Eu tenho pavor de ver cílios postiços espalhados pela minha casa... Quando está meio escuro e um dos bem grandes aparece caído nos corredores ou no banheiro, tomo um susto. Sempre os imagino movendo-se por aí, e isso é de dar um frio na espinha. Certo dia, peguei alguns desses cílios, que pertencem a uma certa pessoa, e os joguei no lixo. Por conta disso, ela ficou furiosa: “Por que está jogando isso fora? Ainda estou usando!”. Ela ignora o fato de que essas coisas caem e fica com raiva de mim, o que me assusta ainda mais.

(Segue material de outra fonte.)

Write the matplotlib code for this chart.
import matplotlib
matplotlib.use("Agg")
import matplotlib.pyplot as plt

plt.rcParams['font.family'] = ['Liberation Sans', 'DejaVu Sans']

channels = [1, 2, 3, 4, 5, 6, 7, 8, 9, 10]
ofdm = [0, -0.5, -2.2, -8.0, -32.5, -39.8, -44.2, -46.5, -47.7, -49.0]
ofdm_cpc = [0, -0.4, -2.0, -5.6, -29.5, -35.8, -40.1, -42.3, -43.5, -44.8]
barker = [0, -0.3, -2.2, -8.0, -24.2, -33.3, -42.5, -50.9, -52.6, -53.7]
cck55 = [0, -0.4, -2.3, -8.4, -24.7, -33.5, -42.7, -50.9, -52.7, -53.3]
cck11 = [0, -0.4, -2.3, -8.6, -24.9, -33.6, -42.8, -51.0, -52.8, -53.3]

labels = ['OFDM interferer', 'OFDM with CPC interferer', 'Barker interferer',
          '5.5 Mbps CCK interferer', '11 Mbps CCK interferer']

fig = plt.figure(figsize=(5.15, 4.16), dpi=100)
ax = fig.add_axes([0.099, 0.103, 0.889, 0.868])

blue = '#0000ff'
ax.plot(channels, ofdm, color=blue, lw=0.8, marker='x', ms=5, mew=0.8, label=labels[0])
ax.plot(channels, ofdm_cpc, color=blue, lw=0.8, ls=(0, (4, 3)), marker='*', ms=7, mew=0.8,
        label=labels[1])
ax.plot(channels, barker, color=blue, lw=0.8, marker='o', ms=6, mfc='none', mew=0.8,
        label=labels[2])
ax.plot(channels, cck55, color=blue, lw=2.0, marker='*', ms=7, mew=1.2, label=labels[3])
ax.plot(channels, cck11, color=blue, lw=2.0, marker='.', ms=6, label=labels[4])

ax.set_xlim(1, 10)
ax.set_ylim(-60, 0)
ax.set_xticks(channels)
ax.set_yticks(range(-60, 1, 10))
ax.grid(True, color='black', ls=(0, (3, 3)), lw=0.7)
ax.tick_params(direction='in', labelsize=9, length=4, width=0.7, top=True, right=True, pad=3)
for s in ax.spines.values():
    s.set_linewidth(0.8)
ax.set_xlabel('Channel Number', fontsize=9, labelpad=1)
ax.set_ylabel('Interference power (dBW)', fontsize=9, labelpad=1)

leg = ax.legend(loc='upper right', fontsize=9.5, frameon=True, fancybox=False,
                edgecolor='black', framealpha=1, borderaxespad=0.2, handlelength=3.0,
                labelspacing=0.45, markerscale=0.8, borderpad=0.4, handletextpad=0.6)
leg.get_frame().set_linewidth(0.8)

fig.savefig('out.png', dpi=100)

Esta foi uma conversa que tive: — Hã? Você não conhece o “Wakeru-kun”? — Não. Não o conheço. — Sério? É o Wakeru-kun. O Wakeru-kun! — Mas quem é ele? — Sério mesmo que não o conhece? Ele tem o cabelo repartido. Ele é bastante popular, mestre. Você não é de Sendai? — Er, sim, eu sou. Então você está falando daquelas mascotes locais? Como o Hikonyan, de Shiga, e o Sento-kun, de Nara? — É a primeira vez que vejo uma resposta dessas por aqui! Mestre, como um mangaká profissional feito o senhor não conhece o Wakeru-kun? Ha ha ha ha! — Eu só não o conheço! E fim. Foi uma boa conversa?
Fazer desenhos é uma coisa “infinita”.
Posso ficar desenhando por um longo tempo sem ter ideia de onde seria bom terminar. E o mesmo me acontece com as histórias. Por exemplo, digamos que você esteja em uma situação onde a pessoa que você ama está caindo em um buraco, mas você pode salvá-la ao empurrar alguém de que você não gosta no mesmo buraco. O que você faria? Empurraria essa pessoa? Bem, particularmente, não acho que essa seria a coisa certa a se fazer. Dá para pensar nisso infinitamente sem conseguir oferecer uma resposta. No meu caso, meus desenhos ficam prontos quando meu coração quer que eles fiquem. E, de certa forma, esse é um pensamento bem egoísta.
Ando curioso sobre as pessoas que realizam performances. O principal intuito delas é “ser o centro das atenções”, então não sei exatamente o que estão tentando passar. Elas são tão talentosas que tentam estender-se a muitos e diferentes campos e nunca buscam dominar com calma uma única coisa. É entretenimento ou política? Uma operação de resgate ou só negócios? Acho essa gente uma parte bem peculiar da sociedade e não sei como seus objetivos conflitantes podem estar ligados.
E com este vigésimo quarto volume, a corrida Steel Ball Run chega ao seu fim. Agradeço do fundo do meu coração a todos vocês por serem leitores tão atenciosos. E, afinal, o que era o “cadáver sagrado”? Embora não tenha deixado claro até o final, eu o escrevi como um "símbolo de pureza". Creio que a “pureza” é um sentimento muitíssimo importante que, assim como a distinção entre certo e errado, as virtudes e o respeito, pode ser entendido instintivamente. O cadáver, sem dúvidas, torna feliz quem o possui.